On a foggy February morning in 1983, fourteen people were gunned down at the Wah Mee club in Maynard Alley, just shy of South King Street in Seattle's Chinatown. It was the worst mass-murder in Washington State history.
The Wah Mee was actually a back-room gambling parlor, like the smoke-filled poker room romanticized in the movie Rounders, only nicer––an establishment that had been tolerated, even patronized, by local officials for decades. It was also where my grandparents first met, a lifetime before the “Wah Mee Massacre.” My grandfather had been a croupier and my grandmother was a coat-check girl. Those were the economic realities of the time, so I’d been told growing up. An “Oriental” had three job options in the 30’s: restaurant, laundry, or a gambling parlor. Take your pick.
In the months following the massacre, the shooters were captured and convicted. Families tried to heal. But Chinatown itself began to wither as if on life support. It was as though the shooters had murdered an entire community.
Almost overnight, Chinatown had become a scurrilous place where “decent people” didn’t go—not for dim sum or tea, not for sightseeing, not on your life.
Three teens were murdered on the well-heeled Bainbridge Island, just across the water, in what appeared to be a botched drug deal. It made the national press, even tabloid shows like A Current Affair ran the story of the mysterious killings that to this day remain unsolved. But did that stop the development of million dollar homes? Hardly.

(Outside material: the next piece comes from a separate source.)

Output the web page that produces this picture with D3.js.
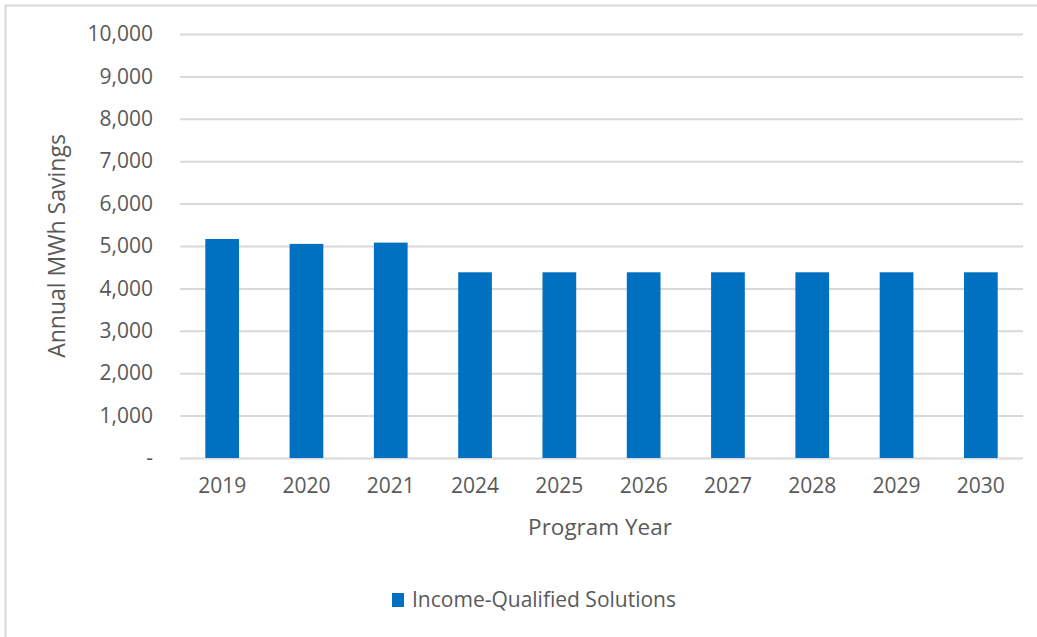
<!DOCTYPE html>
<html>
<head>
<meta charset="utf-8">
<script src="https://cdn.jsdelivr.net/npm/d3@7"></script>
<style>
  body { margin: 0; background: #fff; }
  text { font-family: "Open Sans", sans-serif; fill: #595959; }
</style>
</head>
<body>
<div id="chart"></div>
<script>
var years = ["2019", "2020", "2021", "2024", "2025", "2026", "2027", "2028", "2029", "2030"];
var savings = [5165, 5050, 5080, 4380, 4380, 4380, 4380, 4380, 4380, 4380];
var yTicks = [0, 1000, 2000, 3000, 4000, 5000, 6000, 7000, 8000, 9000, 10000];
var seriesName = "Income-Qualified Solutions";

var data = years.map((y, i) => ({year: y, value: savings[i]}));

var width = 1037, height = 637;
var margin = {top: 34, right: 14, bottom: 179, left: 180};
var chartWidth = width - margin.left - margin.right;
var chartHeight = height - margin.top - margin.bottom;

var svg = d3.select("#chart").append("svg")
  .attr("width", width)
  .attr("height", height);

// chart area border (only top and left show in the picture)
svg.append("rect")
  .attr("x", 5.5).attr("y", 5.5)
  .attr("width", 1040).attr("height", 650)
  .attr("fill", "none")
  .attr("stroke", "#d9d9d9")
  .attr("stroke-width", 2);

var g = svg.append("g")
  .attr("transform", `translate(${margin.left}, ${margin.top})`);

var xScale = d3.scaleBand()
  .domain(years)
  .range([0, chartWidth])
  .paddingInner(0.6)
  .paddingOuter(0.3);

var yScale = d3.scaleLinear()
  .domain([0, 10000])
  .range([chartHeight, 0]);

var yAxis = d3.axisLeft(yScale)
  .tickValues(yTicks)
  .tickSize(-chartWidth)
  .tickPadding(27)
  .tickFormat(d => d === 0 ? "-" : d3.format(",")(d));

g.append("g")
  .attr("class", "y axis")
  .call(yAxis)
  .call(a => a.select(".domain").remove())
  .call(a => a.selectAll("line").attr("stroke", "#d9d9d9").attr("stroke-width", 2))
  .call(a => a.selectAll("text").style("font-size", "21px").attr("fill", "#595959"));

g.selectAll(".bar")
  .data(data)
  .enter()
  .append("rect")
  .attr("class", "bar")
  .attr("x", d => xScale(d.year))
  .attr("y", d => yScale(d.value))
  .attr("width", xScale.bandwidth())
  .attr("height", d => chartHeight - yScale(d.value))
  .attr("fill", "#0070c0");

var xAxis = d3.axisBottom(xScale).tickSize(0).tickPadding(20);

g.append("g")
  .attr("class", "x axis")
  .attr("transform", `translate(0,${chartHeight})`)
  .call(xAxis)
  .call(a => a.select(".domain").remove())
  .call(a => a.selectAll("text").style("font-size", "21px").attr("fill", "#595959"));

// axis titles
svg.append("text")
  .attr("transform", `translate(65, 246) rotate(-90)`)
  .attr("text-anchor", "middle")
  .style("font-size", "23px")
  .text("Annual MWh Savings");

svg.append("text")
  .attr("x", 600)
  .attr("y", 535)
  .attr("text-anchor", "middle")
  .style("font-size", "22.5px")
  .text("Program Year");

// legend
var legend = svg.append("g").attr("transform", "translate(392, 600)");
legend.append("rect")
  .attr("x", 0).attr("y", -7)
  .attr("width", 12).attr("height", 14)
  .attr("fill", "#0070c0");
legend.append("text")
  .attr("x", 20).attr("y", 7)
  .style("font-size", "21px")
  .text(seriesName);
</script>
</body>
</html>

It was as if the murders in Chinatown validated a hidden belief, perhaps a leftover prejudice from forty years earlier. I’m not sure of the real reason, that’s for sociologists to figure out. All I can tell you is that I watched Chinatown fall into decay over the next fifteen years. It’s vibrancy, its pulse, seemed to slow down, mirroring the decline of my grandparents. And when they died, I wondered if Chinatown would just die along with them. Businesses had failed and buildings began to take on that gaunt, unoccupied look. Chinatown had become scar tissue on the glorious body of Seattle, now brimming with nouveau riche, courtesy of Microsoft and Amazon. I felt as though my childhood memories had been cremated and scattered.

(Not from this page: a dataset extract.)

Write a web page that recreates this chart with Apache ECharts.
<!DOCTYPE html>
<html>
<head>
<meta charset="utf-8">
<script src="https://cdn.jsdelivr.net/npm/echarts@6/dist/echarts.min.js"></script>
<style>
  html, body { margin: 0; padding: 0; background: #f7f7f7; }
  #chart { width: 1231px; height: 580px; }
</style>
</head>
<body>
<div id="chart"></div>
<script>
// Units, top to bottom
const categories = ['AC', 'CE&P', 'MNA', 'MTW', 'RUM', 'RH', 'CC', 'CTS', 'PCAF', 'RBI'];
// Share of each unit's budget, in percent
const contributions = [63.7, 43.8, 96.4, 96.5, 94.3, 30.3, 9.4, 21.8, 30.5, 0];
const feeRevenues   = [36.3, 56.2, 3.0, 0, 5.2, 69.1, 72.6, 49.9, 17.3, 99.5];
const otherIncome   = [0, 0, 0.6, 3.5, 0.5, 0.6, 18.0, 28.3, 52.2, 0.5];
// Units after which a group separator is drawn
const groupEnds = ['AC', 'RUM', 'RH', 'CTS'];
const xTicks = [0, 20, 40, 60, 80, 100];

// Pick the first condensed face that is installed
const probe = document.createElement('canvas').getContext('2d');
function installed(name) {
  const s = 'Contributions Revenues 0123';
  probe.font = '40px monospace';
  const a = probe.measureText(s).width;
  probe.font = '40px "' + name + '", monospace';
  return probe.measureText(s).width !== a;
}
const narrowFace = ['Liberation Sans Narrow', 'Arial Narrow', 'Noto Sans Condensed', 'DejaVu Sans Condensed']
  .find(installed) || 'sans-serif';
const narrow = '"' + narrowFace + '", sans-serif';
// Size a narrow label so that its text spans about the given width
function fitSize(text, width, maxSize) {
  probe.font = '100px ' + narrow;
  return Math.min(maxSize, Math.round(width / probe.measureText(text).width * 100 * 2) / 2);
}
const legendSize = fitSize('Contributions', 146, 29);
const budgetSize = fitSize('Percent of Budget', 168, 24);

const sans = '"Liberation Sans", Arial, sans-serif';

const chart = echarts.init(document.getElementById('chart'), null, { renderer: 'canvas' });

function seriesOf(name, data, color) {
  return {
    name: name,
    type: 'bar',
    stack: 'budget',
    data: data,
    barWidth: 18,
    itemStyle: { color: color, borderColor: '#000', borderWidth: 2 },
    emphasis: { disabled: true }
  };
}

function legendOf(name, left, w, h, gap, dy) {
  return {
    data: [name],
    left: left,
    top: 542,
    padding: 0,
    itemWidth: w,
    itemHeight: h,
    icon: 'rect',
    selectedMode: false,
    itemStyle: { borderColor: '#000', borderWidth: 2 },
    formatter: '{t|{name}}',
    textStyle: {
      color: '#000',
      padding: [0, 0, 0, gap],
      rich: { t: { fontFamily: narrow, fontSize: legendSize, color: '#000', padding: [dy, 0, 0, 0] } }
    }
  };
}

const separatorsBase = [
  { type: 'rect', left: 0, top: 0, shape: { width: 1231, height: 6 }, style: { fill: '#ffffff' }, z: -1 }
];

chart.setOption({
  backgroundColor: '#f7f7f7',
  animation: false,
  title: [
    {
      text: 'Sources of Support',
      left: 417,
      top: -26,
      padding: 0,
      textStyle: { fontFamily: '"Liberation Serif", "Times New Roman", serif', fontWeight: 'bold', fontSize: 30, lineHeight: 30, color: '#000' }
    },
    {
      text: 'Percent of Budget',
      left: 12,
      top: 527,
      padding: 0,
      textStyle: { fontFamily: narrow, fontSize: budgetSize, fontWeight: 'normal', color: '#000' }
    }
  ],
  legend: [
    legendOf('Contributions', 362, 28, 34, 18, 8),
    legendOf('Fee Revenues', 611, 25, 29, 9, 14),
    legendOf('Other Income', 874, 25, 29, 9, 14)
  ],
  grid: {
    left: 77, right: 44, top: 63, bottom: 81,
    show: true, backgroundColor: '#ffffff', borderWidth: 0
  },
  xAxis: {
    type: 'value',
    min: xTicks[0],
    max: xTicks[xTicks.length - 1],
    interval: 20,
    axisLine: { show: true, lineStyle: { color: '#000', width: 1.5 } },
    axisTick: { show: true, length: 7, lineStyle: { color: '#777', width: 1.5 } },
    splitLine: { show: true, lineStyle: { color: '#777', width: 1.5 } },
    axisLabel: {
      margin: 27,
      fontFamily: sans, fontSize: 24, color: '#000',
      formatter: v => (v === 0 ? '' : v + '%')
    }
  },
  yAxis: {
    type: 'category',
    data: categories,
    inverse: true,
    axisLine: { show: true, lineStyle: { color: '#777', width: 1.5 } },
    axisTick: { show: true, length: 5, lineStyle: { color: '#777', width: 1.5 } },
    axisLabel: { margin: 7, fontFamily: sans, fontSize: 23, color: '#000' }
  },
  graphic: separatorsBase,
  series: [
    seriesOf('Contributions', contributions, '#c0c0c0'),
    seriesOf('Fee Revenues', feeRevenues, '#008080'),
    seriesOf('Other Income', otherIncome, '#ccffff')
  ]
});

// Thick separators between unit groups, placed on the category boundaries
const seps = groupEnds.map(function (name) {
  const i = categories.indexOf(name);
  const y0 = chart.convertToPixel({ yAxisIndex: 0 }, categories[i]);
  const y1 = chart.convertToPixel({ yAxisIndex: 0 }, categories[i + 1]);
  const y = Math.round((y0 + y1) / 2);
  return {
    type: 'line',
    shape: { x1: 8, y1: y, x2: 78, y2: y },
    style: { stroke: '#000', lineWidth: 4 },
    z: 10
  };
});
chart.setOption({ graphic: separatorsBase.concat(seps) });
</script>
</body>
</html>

My debut novel, Hotel on the Corner of Bitter and Sweet delves into the Japanese Internment set in the 1940s, but half of the narrative is set in Chinatown in the mid-80s, listing heavily to one side and desperate to keep afloat. Perhaps as an unintended metaphor for the emotional state of my main character, but selfishly, I wanted to shine a light on a place that was once the cultural heart of Seattle––from Japantown, to Chinatown, to the once famous jazz clubs of South Jackson. I hoped that in some small way, I might draw attention to this slice of history before it was completely paved over––before my favorite Chinese bakery turned into a Starbucks. They might try to sell mooncakes with their lattes, but somehow it wouldn’t be the same.

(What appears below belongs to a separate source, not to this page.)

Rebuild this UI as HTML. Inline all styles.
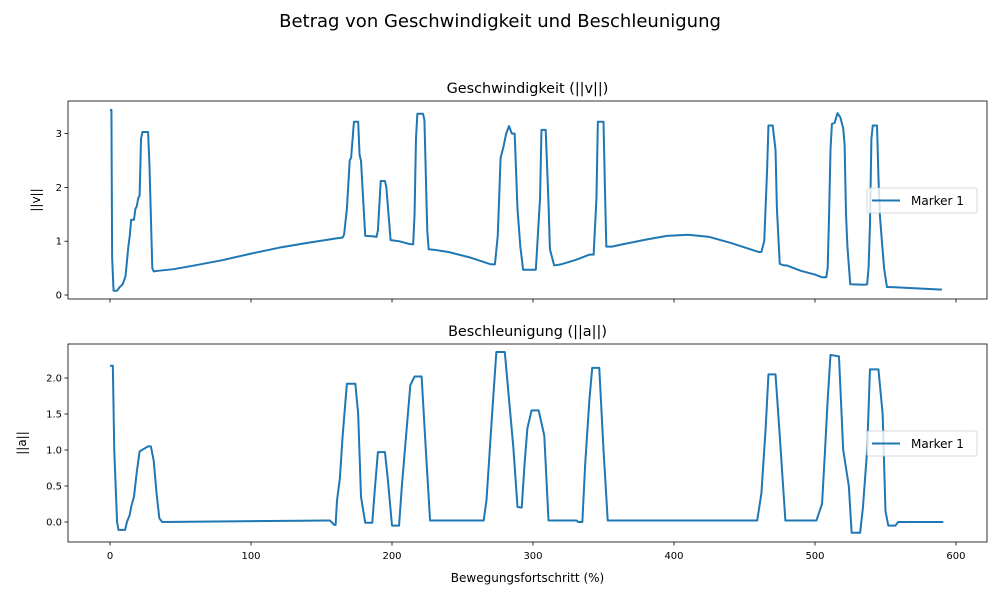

Despite my melancholy, the International District keeps fighting. If you visit the Emerald City anytime soon, you’ll see that a few businesses are growing. Reinventing in a good way. Embracing the future, without running from the past. You can see it in Uwajimaya Village and in the new Wing Luke Asian Museum. Even at the tearoom of the Panama Hotel, which is quite lovely.
But the Wah Mee is still there, boarded up and untouched. You can find it if you know where to look. There’s a wall in the alley made of frosted glass blocks but one is clear enough to peer inside. Nothing has changed; the club is still there, waiting for someone to chase away the ghosts.